En réalité, contrairement à ce que la lettre à Tutuola semblait sous-entendre et sur l’insistance de Geoffrey Faber lui-même qu' »aucun mot ne soit changé » (13), les correcteurs de Faber & Faber ne touchèrent pratiquement pas au texte, bien qu’il fût écrit dans une langue particulièrement simple, truffé de répétitions, d’approximations grammaticales, syntaxiques et lexicographiques et d’un certain nombre de fautes d’orthographe. Un fac-similé d’une page du manuscrit original annoté par l’éditeur publié dans l’édition américaine de 1994 (14) montre que seules les erreurs orthographiques (par ex., at all au lieu d’atal) ou grammaticales (went au lieu de go, mot manquant etc…) évidentes ont été corrigées. Le reste est demeuré intact.
Cette audace éditoriale est suffisamment exceptionnelle pour la souligner. Grâce à un article du poète Dylan Thomas qui encensa le livre dans The Observer et parla de « new English » à propos de sa langue, l’audace fut payante. L’ouvrage récolta un succès d’estime et public important, qui ne se dément pas depuis. Au grand dam, à l’époque de sa sortie, des écrivains africains qui estimaient qu’avec son style petit-nègre, Tutuola présentait une image dégradante de la littérature africaine…
Pourquoi les éditeurs de Faber & Faber publièrent-ils le récit tel quel ? Pour la force extraordinaire du récit, sans nul doute. Mais ils auraient pu (faire) retravailler le texte. Ont-ils pensé qu’ils avaient affaire à une invention stylistique digne d’être présentée sans y toucher ? Ou au contraire, à une œuvre brute qui méritait d’être connue pour sa valeur « anthropologique » ?

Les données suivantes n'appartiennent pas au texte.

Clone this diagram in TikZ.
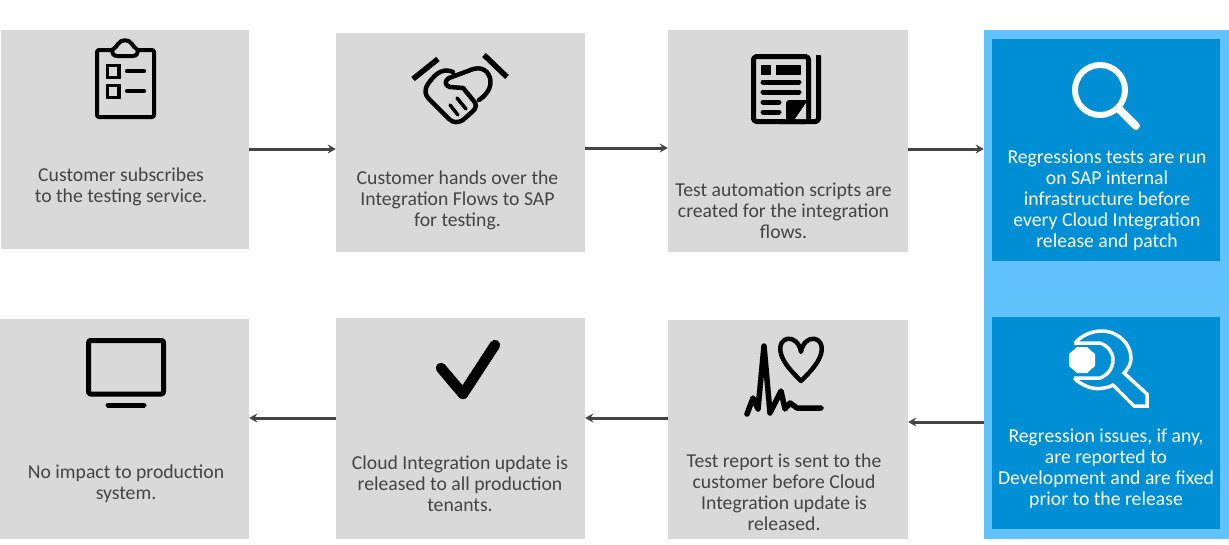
\documentclass[tikz,border=0pt]{standalone}
\usepackage{fontspec}
\setmainfont{Carlito}
\usetikzlibrary{arrows.meta}
\definecolor{boxgray}{HTML}{D9D9D9}
\definecolor{skyblue}{HTML}{62C3FC}
\definecolor{sapblue}{HTML}{008FD5}
\definecolor{inkgray}{HTML}{444444}
\tikzset{
    every edge/.append style={line width=3pt, color=inkgray, -{Stealth[length=8pt,width=9pt]}}
}
\tikzset{
    graybox/.style={rectangle, fill=boxgray, inner sep=0pt},
    bluebox/.style={rectangle, fill=sapblue, inner sep=0pt},
    grayline/.style={align=center, text=inkgray, font=\fontsize{19.7}{21}\selectfont},
    whiteline/.style={align=center, text=white, font=\fontsize{19.7}{21}\selectfont},
    blackicon/.style={draw=black, line width=4pt, line cap=round, line join=round},
    whiteicon/.style={draw=white, line width=3.5pt, line join=miter}
}

\begin{document}
\begin{tikzpicture}[x=1pt, y=-1pt]
	\useasboundingbox (0,0) rectangle (1229,544);
	\node (1) [graybox, minimum width=248pt, minimum height=219pt] at (125, 139.5) {};
	\node (2) [graybox, minimum width=249pt, minimum height=219pt] at (460.5, 142.5) {};
	\node (3) [graybox, minimum width=240pt, minimum height=222pt] at (788, 141) {};
	\node (panel) [rectangle, fill=skyblue, inner sep=0pt, minimum width=245pt, minimum height=509pt] at (1106.5, 284.5) {};
	\node (run) [bluebox, minimum width=228pt, minimum height=222pt] at (1106, 150) {};
	\node (fix) [bluebox, minimum width=228pt, minimum height=212pt] at (1106, 423) {};
	\node (4) [graybox, minimum width=240pt, minimum height=219pt] at (788, 429.5) {};
	\node (5) [graybox, minimum width=249pt, minimum height=221pt] at (460.5, 428.5) {};
	\node (6) [graybox, minimum width=249pt, minimum height=220pt] at (124.5, 429) {};

	\node (t1) [grayline] at (121, 186.5) {Customer subscribes\\to the testing service.};
	\node (t2) [grayline] at (457.5, 200.5) {Customer hands over the\\Integration Flows to SAP\\for testing.};
	\node (t3) [grayline] at (783.5, 210.5) {Test automation scripts are\\created for the integration\\flows.};
	\node (t4) [whiteline] at (1107, 200) {Regressions tests are run\\on SAP internal\\infrastructure before\\every Cloud Integration\\release and patch};
	\node (t5) [whiteline] at (1106, 468.5) {Regression issues, if any,\\are reported to\\Development and are fixed\\prior to the release};
	\node (t6) [grayline] at (784, 492) {Test report is sent to the\\customer before Cloud\\Integration update is\\released.};
	\node (t7) [grayline] at (460, 483.5) {Cloud Integration update is\\released to all production\\tenants.};
	\node (t8) [grayline] at (126, 483.5) {No impact to production\\system.};

	\draw ([yshift=-9.5pt]1.east) edge ([yshift=-6.5pt]2.west);
	\draw ([yshift=-5.5pt]2.east) edge ([yshift=-7pt]3.west);
	\draw ([yshift=-8pt]3.east) edge ([yshift=135.5pt]panel.west);
	\draw ([yshift=-137.5pt]panel.west) edge ([yshift=7.5pt]4.east);
	\draw ([yshift=11.5pt]4.west) edge ([yshift=10.5pt]5.east);
	\draw ([yshift=10.5pt]5.west) edge ([yshift=11pt]6.east);

	% clipboard
	\draw [blackicon, line width=4pt, rounded corners=2pt] (112,50) -- (97,50) -- (97,117) -- (154,117) -- (154,50) -- (138,50);
	\draw [blackicon, line width=4pt] (112,50) .. controls (112,53) and (113,56) .. (117,56) -- (133,56) .. controls (137,56) and (138,53) .. (138,50) .. controls (135,48) and (133,46) .. (132,44) .. controls (129,39) and (121,39) .. (118,44) .. controls (117,46) and (115,48) .. (112,50);
	\draw [blackicon, line width=3.5pt, line cap=butt, line join=miter] (107.5,65.5) rectangle (119,77.5);
	\draw [blackicon, line width=3.5pt, line cap=butt, line join=miter] (107.5,85.5) rectangle (119,97.5);
	\draw [blackicon, line width=4.5pt] (127,71) -- (144,71);
	\draw [blackicon, line width=4.5pt] (127,91) -- (144,91);

	% handshake
	\draw [blackicon, line width=5.5pt, line cap=butt] (413,79) -- (438,59);
	\draw [blackicon, line width=5.5pt, line cap=butt] (484,55) -- (507,77);
	\draw [blackicon, line width=4.5pt] (453,72) .. controls (444,68) and (436,72) .. (428,84) .. controls (424,90) and (425,95) .. (429,99) -- (449,119) .. controls (453,123) and (458,123) .. (463,120) -- (472,112) .. controls (477,108) and (477,104) .. (473,100) -- (463,88) -- (450,87) .. controls (444,86) and (445,80) .. (449,78) -- (468,71) .. controls (478,66) and (487,68) .. (490,78) .. controls (492,86) and (488,94) .. (479,100);
	\draw [blackicon, line width=3.5pt] (450,105) -- (458,115);
	\draw [blackicon, line width=3.5pt] (457,98) -- (466,109);

	% document
	\draw [blackicon, line width=5pt, rounded corners=3pt, line cap=butt] (753.5,56.5) rectangle (808.5,121.5);
	\draw [blackicon, line width=5pt, rounded corners=3pt, line cap=butt] (818.5,55) -- (818.5,121.5) -- (780,121.5);
	\fill (761,65) rectangle (771,75);
	\fill (776,65) rectangle (801,75);
	\draw [blackicon, line width=5pt] (763,82) -- (799,82);
	\draw [blackicon, line width=5pt] (763,92) -- (799,92);
	\draw [blackicon, line width=5pt] (763,102) -- (779,102);
	\draw [blackicon, line width=5pt] (763,112) -- (779,112);
	\fill [rounded corners=3pt] (786,121) -- (786,100) -- (808,100) -- (808,121) -- cycle;
	\fill [boxgray] (806,103) -- (806,119) -- (795,119) -- cycle;

	% magnifier
	\draw [whiteicon, line width=6pt] (1100,90) circle (25);
	\draw [whiteicon, line width=8pt, line cap=round] (1120,110) -- (1136,126);

	% wrench
	\fill [white] (1087,347) -- (1077,347) -- (1069,354) -- (1069,366) -- (1077,373) -- (1087,373) -- (1095,366) -- (1095,354) -- cycle;
	\draw [whiteicon] (1075,343) .. controls (1082,335) and (1092,331) .. (1102,331) .. controls (1118,331) and (1131,344) .. (1131,358) .. controls (1131,364) and (1128,369) .. (1124,373) -- (1147,394) -- (1147,406) -- (1134,406) -- (1113,385) .. controls (1106,389) and (1094,390) .. (1086,386) .. controls (1081,384) and (1077,381) .. (1074,378);
	\draw [whiteicon] (1074,343) -- (1100,343) .. controls (1108,346) and (1113,352) .. (1113,360) .. controls (1113,368) and (1108,375) .. (1100,378) -- (1074,378);

	% heart and pulse
	\draw [blackicon, line width=4.5pt] (801,352) .. controls (804,333) and (826,335) .. (821,354) .. controls (818,364) and (809,373) .. (801,381) .. controls (793,373) and (784,364) .. (781,354) .. controls (776,335) and (798,333) .. (801,352) -- cycle;
	\draw [blackicon, line width=5.5pt] (747,414) -- (753,398) -- (758,409) -- (764,346) -- (770,413) -- (781,391) -- (785,409) -- (790,403) -- (797,408) -- (821,408);

	% check mark
	\draw [blackicon, line width=10.5pt] (441,368) -- (463,394) -- (495,345);

	% monitor
	\draw [blackicon, line width=5pt, rounded corners=2pt, line cap=butt] (88.5,340.5) rectangle (163.5,394);
	\draw [blackicon, line width=5pt] (108,405) -- (144,405);
\end{tikzpicture}
\end{document}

Et Dylan Thomas avait-il vraiment raison de parler de « nouvel anglais » ?
Aucune de ces propositions (invention stylistique, œuvre brute, nouvel anglais) n’est sans doute correcte…
L’épreuve de la langue
Dans son témoignage, cité plus haut (15), sur ses débuts littéraires, Tutuola conclut l’histoire de la publication de The Palm-Wine Drinkard par ces mots : « C’est ainsi que j’ai commencé à écrire ».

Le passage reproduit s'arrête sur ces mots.